Now you have seen the basic data types you can work with in C++. These will be adequate for most situations. However, they will not be the ideal solution for all situations. In some situations, you have closely related data that should logically be grouped under a single name. For example, if you wished to hold the temperature for 20 consecutive days, all the values could logically be called “temperature,” but how do you have one variable hold 20 different values at the same time? The answer is an array. An array is basically a variable that can hold multiple values. A more formal definition would be an array is a series of variables of the same type, referred to by the same name, and contiguous in memory. Each variable in the array has the same name, and is differentiated by a number that indicates which element in the array it is. The following example declares an array.

float temperature[20];

What happens with this statement is that a variable named temperature is created, but rather than just the space for a single float value being allocated, space is allocated for 20 different floats. They are loaded into memory right next to each other in order starting with zero as the first element: temperature[0], temperature [1], temperature[2], and so on. Those floating point values can be accessed using a number to designate the element in the array you wish to address, like the following example.

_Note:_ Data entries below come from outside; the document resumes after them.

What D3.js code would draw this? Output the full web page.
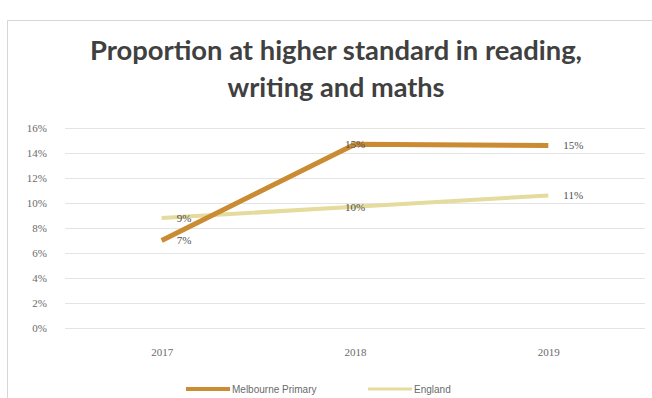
<!DOCTYPE html>
<html>
<head>
<meta charset="utf-8">
<script src="https://cdn.jsdelivr.net/npm/d3@7"></script>
<style>
  html, body { margin: 0; padding: 0; background: #fff; }
  svg { display: block; }
</style>
</head>
<body>
<div id="chart"></div>
<script>
// Data
const years = ["2017", "2018", "2019"];
const melbourne = [0.07, 0.147, 0.146];
const england = [0.088, 0.097, 0.106];
const yTicks = [0, 0.02, 0.04, 0.06, 0.08, 0.10, 0.12, 0.14, 0.16];
const seriesNames = ["Melbourne Primary", "England"];
const titleLines = ["Proportion at higher standard in reading,", "writing and maths"];

const W = 652, H = 398;
const margin = { top: 128, right: 7, bottom: 70, left: 65 };

const svg = d3.select("#chart").append("svg")
  .attr("width", W).attr("height", H);

// chart frame
svg.append("path")
  .attr("d", `M7.5,${H} L7.5,20.5 L${W},20.5`)
  .attr("fill", "none").attr("stroke", "#d6d6d6").attr("stroke-width", 1);

// title
const titleWidths = [492, 217];
svg.append("g").selectAll("text").data(titleLines).join("text")
  .attr("x", 336).attr("y", (d, i) => 60 + i * 37)
  .attr("text-anchor", "middle")
  .attr("font-family", "Lato, 'Open Sans', sans-serif")
  .attr("font-weight", "bold").attr("font-size", 26)
  .attr("textLength", (d, i) => titleWidths[i])
  .attr("lengthAdjust", "spacingAndGlyphs")
  .attr("fill", "#404040")
  .text(d => d);

const x = d3.scalePoint().domain(years)
  .range([margin.left, W - margin.right]).padding(0.5);
const y = d3.scaleLinear().domain([0, 0.16])
  .range([H - margin.bottom, margin.top]);

// gridlines
svg.append("g").selectAll("line").data(yTicks).join("line")
  .attr("x1", margin.left).attr("x2", W - margin.right)
  .attr("y1", d => Math.round(y(d)) + 0.5).attr("y2", d => Math.round(y(d)) + 0.5)
  .attr("stroke", "#e4e4e4").attr("stroke-width", 1);

// y axis
const yAxis = svg.append("g")
  .attr("transform", `translate(${margin.left - 18},0)`)
  .call(d3.axisLeft(y).tickValues(yTicks).tickFormat(d3.format(".0%")).tickSize(0).tickPadding(0));
yAxis.select(".domain").remove();
yAxis.selectAll("text")
  .attr("font-family", "'Liberation Serif', serif").attr("font-size", 11)
  .attr("fill", "#6a6a6a");

// x axis
const xAxis = svg.append("g")
  .attr("transform", `translate(0,${H - margin.bottom})`)
  .call(d3.axisBottom(x).tickSize(0).tickPadding(20));
xAxis.select(".domain").remove();
xAxis.selectAll("text")
  .attr("font-family", "'Liberation Serif', serif").attr("font-size", 11)
  .attr("fill", "#6a6a6a");

const line = d3.line().x((d, i) => x(years[i])).y(d => y(d));

const series = [
  { name: seriesNames[0], values: melbourne, color: "#cb8b33", width: 5 },
  { name: seriesNames[1], values: england, color: "#e5db9c", width: 4 }
];

// lines (England underneath)
svg.append("g").selectAll("path").data(series.slice().reverse()).join("path")
  .attr("d", d => line(d.values))
  .attr("fill", "none")
  .attr("stroke", d => d.color)
  .attr("stroke-width", d => d.width)
  .attr("stroke-linejoin", "round");

// data labels
const fmt = d3.format(".0%");
const labelGroup = svg.append("g")
  .attr("font-family", "'Liberation Serif', serif").attr("font-size", 11)
  .attr("fill", "#505050");
series.forEach(s => {
  s.values.forEach((v, i) => {
    const centered = i === 1;
    labelGroup.append("text")
      .attr("x", x(years[i]) + (centered ? 0 : 15))
      .attr("y", y(v))
      .attr("dy", "0.35em")
      .attr("text-anchor", centered ? "middle" : "start")
      .text(fmt(v));
  });
});

// legend
const legend = svg.append("g").attr("transform", `translate(0,${H - 9})`)
  .attr("font-family", "'Liberation Sans', sans-serif").attr("font-size", 10)
  .attr("fill", "#6a6a6a");
const legendX = [186, 368];
series.forEach((s, i) => {
  legend.append("line")
    .attr("x1", legendX[i]).attr("x2", legendX[i] + 44)
    .attr("y1", 0).attr("y2", 0)
    .attr("stroke", s.color).attr("stroke-width", s.width - 1);
  legend.append("text")
    .attr("x", legendX[i] + 46).attr("y", 0).attr("dy", "0.35em")
    .text(s.name);
});
</script>
</body>
</html>
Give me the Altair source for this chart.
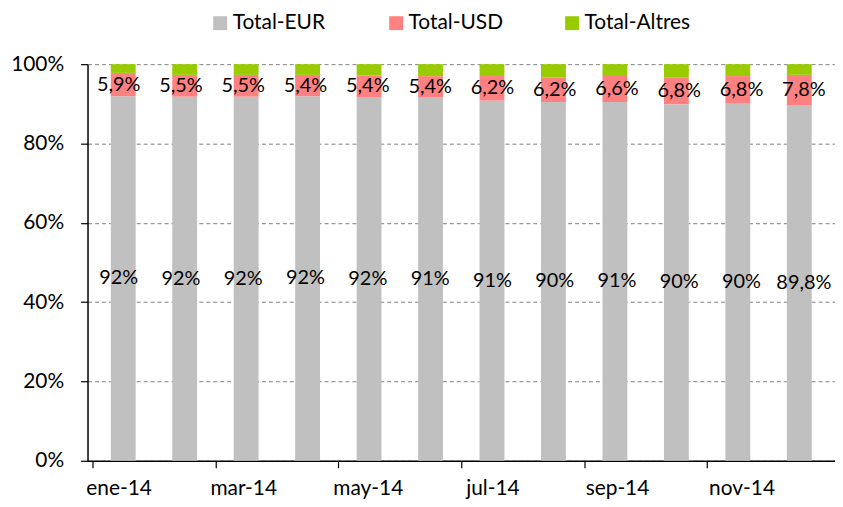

temperature[0], temperature[1], temperature[2]….temperature[19]

Note that the temperature array stops at 19. It begins at 0 and has 20 elements, thus stopping at 19. All arrays begin with zero. If you define an array, the number you put in the brackets is the number of elements the array will have, beginning with zero.

Another way to define arrays is to say that they are simply a series of elements of the same type placed consecutively in memory. These elements can be individually referenced by adding an index to a unique name. In practical terms, this means that if we declare an integer array with five elements, then we can store five values of type int without having to declare five separate variables, each one with a different identifier. Instead, we can use an array to store the five different values of the same type.

You can access an element of an array the same way you would access any other variable; you simply have to provide the index that identifies which element of the array you wish to access.

temperature[5] = 89.5;

Watchout!

If you attempt to access an element of the array that is beyond the bounds that you declared the array, most C++ compilers will let you try. . . . Unfortunately, this can lead to serious problems. The following example uses a value that is beyond the actual range of the array.

Example 3.1

Step 1: Enter the following code into your favorite text editor.

#include <iostream> using namespace std; int main() { int myarray[5]; myarray[10] = 99; cout << myarray[10] << endl; return 0; }

Step 2: Compile and run the code. You should see something similar to what is depicted in Figure 3.1.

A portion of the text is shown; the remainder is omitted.